# WHAT YOU WILL DO
Exactly repeat the material, dropping every picture from the copy.

━━━━━━━━━━━━━━━━━━━━━━━━━━━━━━

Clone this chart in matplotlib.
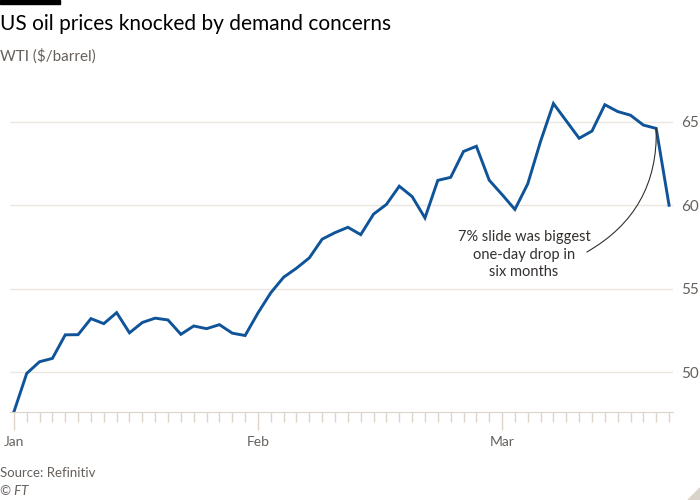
import matplotlib
matplotlib.use("Agg")
import matplotlib.pyplot as plt
from matplotlib.patches import Rectangle, Polygon

# WTI closing prices, trading days from 4 Jan 2021 to 18 Mar 2021
dates = ["Jan 4", "Jan 5", "Jan 6", "Jan 7", "Jan 8",
         "Jan 11", "Jan 12", "Jan 13", "Jan 14", "Jan 15",
         "Jan 19", "Jan 20", "Jan 21", "Jan 22",
         "Jan 25", "Jan 26", "Jan 27", "Jan 28", "Jan 29",
         "Feb 1", "Feb 2", "Feb 3", "Feb 4", "Feb 5",
         "Feb 8", "Feb 9", "Feb 10", "Feb 11", "Feb 12",
         "Feb 16", "Feb 17", "Feb 18", "Feb 19",
         "Feb 22", "Feb 23", "Feb 24", "Feb 25", "Feb 26",
         "Mar 1", "Mar 2", "Mar 3", "Mar 4", "Mar 5",
         "Mar 8", "Mar 9", "Mar 10", "Mar 11", "Mar 12",
         "Mar 15", "Mar 16", "Mar 17", "Mar 18"]
wti = [47.62, 49.93, 50.63, 50.83, 52.24,
       52.25, 53.21, 52.91, 53.57, 52.36,
       52.98, 53.24, 53.13, 52.27,
       52.77, 52.61, 52.85, 52.34, 52.20,
       53.55, 54.76, 55.69, 56.23, 56.85,
       57.97, 58.36, 58.68, 58.24, 59.47,
       60.05, 61.14, 60.52, 59.24,
       61.49, 61.67, 63.22, 63.53, 61.50,
       60.64, 59.75, 61.28, 63.83, 66.09,
       65.05, 64.01, 64.44, 66.02, 65.61,
       65.39, 64.80, 64.60, 60.00]
month_labels = ["Jan", "Feb", "Mar"]
y_ticks = [50, 55, 60, 65]

plt.rcParams["font.family"] = ["Lato", "DejaVu Sans"]

blue = "#0f5499"
grey = "#66605c"
grid_col = "#ebe6e0"
tick_col = "#ddd5cc"

fig = plt.figure(figsize=(7, 5), dpi=100)
fig.patch.set_facecolor("white")
ax = fig.add_axes([0.0143, 0.176, 0.947, 0.644])

x = list(range(len(wti)))
ax.plot(x, wti, color=blue, lw=2.1, solid_joinstyle="miter", zorder=3)

ax.set_xlim(-0.3, len(wti) - 1 + 0.3)
ax.set_ylim(wti[0], 66.9)

# month ticks at first trading day of each month
month_pos = [i for i, d in enumerate(dates)
             if i == 0 or d.split()[0] != dates[i - 1].split()[0]]
ax.set_xticks(month_pos)
ax.set_xticklabels(month_labels)
ax.set_xticks(x, minor=True)
ax.tick_params(axis="x", which="major", length=13, width=1, color=tick_col,
               labelsize=10, labelcolor=grey, pad=4)
ax.tick_params(axis="x", which="minor", length=7, width=1, color=tick_col)

ax.set_yticks(y_ticks)
ax.yaxis.tick_right()
ax.tick_params(axis="y", length=0, labelsize=11, labelcolor=grey, pad=6)
ax.grid(axis="y", color=grid_col, lw=1)

for s in ["top", "left", "right"]:
    ax.spines[s].set_visible(False)
ax.spines["bottom"].set_color(tick_col)

# annotation
ax.text(39.7, 57.05, "7% slide was biggest\none-day drop in\nsix months",
        ha="center", va="center", fontsize=10.5, color="#33302e",
        linespacing=1.3)
ax.annotate("", xy=(50, wti[50]), xytext=(44.6, 57.2),
            arrowprops=dict(arrowstyle="-", color="#33302e", lw=0.8,
                            connectionstyle="arc3,rad=0.3",
                            shrinkA=0, shrinkB=0))

# header and footer
fig.patches.append(Rectangle((0, 0.992), 60 / 700, 0.008, transform=fig.transFigure,
                             color="black", figure=fig))
fig.text(0.0, 0.952, "US oil prices knocked by demand concerns", fontsize=15,
         color="black", va="center", ha="left")
fig.text(0.0, 0.888, "WTI ($/barrel)", fontsize=11, color=grey,
         va="center", ha="left")
fig.text(0.0, 0.054, "Source: Refinitiv", fontsize=9.5, color=grey,
         va="center", ha="left")
fig.text(0.0, 0.018, "© FT", fontsize=9.5, color=grey, style="italic",
         va="center", ha="left")
fig.patches.append(Polygon([(1.0, 0.0), (1.0, 0.024), (0.983, 0.0)],
                           closed=True, transform=fig.transFigure,
                           color="#d9d3cc", figure=fig))

fig.savefig("out.png", dpi=100, facecolor="white")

━━━━━━━━━━━━━━━━━━━━━━━━━━━━━━

# COMPLETE OUTPUT
Clone this chart in matplotlib.
import matplotlib
matplotlib.use("Agg")
import matplotlib.pyplot as plt
from matplotlib.patches import Rectangle, Polygon

# WTI closing prices, trading days from 4 Jan 2021 to 18 Mar 2021
dates = ["Jan 4", "Jan 5", "Jan 6", "Jan 7", "Jan 8",
         "Jan 11", "Jan 12", "Jan 13", "Jan 14", "Jan 15",
         "Jan 19", "Jan 20", "Jan 21", "Jan 22",
         "Jan 25", "Jan 26", "Jan 27", "Jan 28", "Jan 29",
         "Feb 1", "Feb 2", "Feb 3", "Feb 4", "Feb 5",
         "Feb 8", "Feb 9", "Feb 10", "Feb 11", "Feb 12",
         "Feb 16", "Feb 17", "Feb 18", "Feb 19",
         "Feb 22", "Feb 23", "Feb 24", "Feb 25", "Feb 26",
         "Mar 1", "Mar 2", "Mar 3", "Mar 4", "Mar 5",
         "Mar 8", "Mar 9", "Mar 10", "Mar 11", "Mar 12",
         "Mar 15", "Mar 16", "Mar 17", "Mar 18"]
wti = [47.62, 49.93, 50.63, 50.83, 52.24,
       52.25, 53.21, 52.91, 53.57, 52.36,
       52.98, 53.24, 53.13, 52.27,
       52.77, 52.61, 52.85, 52.34, 52.20,
       53.55, 54.76, 55.69, 56.23, 56.85,
       57.97, 58.36, 58.68, 58.24, 59.47,
       60.05, 61.14, 60.52, 59.24,
       61.49, 61.67, 63.22, 63.53, 61.50,
       60.64, 59.75, 61.28, 63.83, 66.09,
       65.05, 64.01, 64.44, 66.02, 65.61,
       65.39, 64.80, 64.60, 60.00]
month_labels = ["Jan", "Feb", "Mar"]
y_ticks = [50, 55, 60, 65]

plt.rcParams["font.family"] = ["Lato", "DejaVu Sans"]

blue = "#0f5499"
grey = "#66605c"
grid_col = "#ebe6e0"
tick_col = "#ddd5cc"

fig = plt.figure(figsize=(7, 5), dpi=100)
fig.patch.set_facecolor("white")
ax = fig.add_axes([0.0143, 0.176, 0.947, 0.644])

x = list(range(len(wti)))
ax.plot(x, wti, color=blue, lw=2.1, solid_joinstyle="miter", zorder=3)

ax.set_xlim(-0.3, len(wti) - 1 + 0.3)
ax.set_ylim(wti[0], 66.9)

# month ticks at first trading day of each month
month_pos = [i for i, d in enumerate(dates)
             if i == 0 or d.split()[0] != dates[i - 1].split()[0]]
ax.set_xticks(month_pos)
ax.set_xticklabels(month_labels)
ax.set_xticks(x, minor=True)
ax.tick_params(axis="x", which="major", length=13, width=1, color=tick_col,
               labelsize=10, labelcolor=grey, pad=4)
ax.tick_params(axis="x", which="minor", length=7, width=1, color=tick_col)

ax.set_yticks(y_ticks)
ax.yaxis.tick_right()
ax.tick_params(axis="y", length=0, labelsize=11, labelcolor=grey, pad=6)
ax.grid(axis="y", color=grid_col, lw=1)

for s in ["top", "left", "right"]:
    ax.spines[s].set_visible(False)
ax.spines["bottom"].set_color(tick_col)

# annotation
ax.text(39.7, 57.05, "7% slide was biggest\none-day drop in\nsix months",
        ha="center", va="center", fontsize=10.5, color="#33302e",
        linespacing=1.3)
ax.annotate("", xy=(50, wti[50]), xytext=(44.6, 57.2),
            arrowprops=dict(arrowstyle="-", color="#33302e", lw=0.8,
                            connectionstyle="arc3,rad=0.3",
                            shrinkA=0, shrinkB=0))

# header and footer
fig.patches.append(Rectangle((0, 0.992), 60 / 700, 0.008, transform=fig.transFigure,
                             color="black", figure=fig))
fig.text(0.0, 0.952, "US oil prices knocked by demand concerns", fontsize=15,
         color="black", va="center", ha="left")
fig.text(0.0, 0.888, "WTI ($/barrel)", fontsize=11, color=grey,
         va="center", ha="left")
fig.text(0.0, 0.054, "Source: Refinitiv", fontsize=9.5, color=grey,
         va="center", ha="left")
fig.text(0.0, 0.018, "© FT", fontsize=9.5, color=grey, style="italic",
         va="center", ha="left")
fig.patches.append(Polygon([(1.0, 0.0), (1.0, 0.024), (0.983, 0.0)],
                           closed=True, transform=fig.transFigure,
                           color="#d9d3cc", figure=fig))

fig.savefig("out.png", dpi=100, facecolor="white")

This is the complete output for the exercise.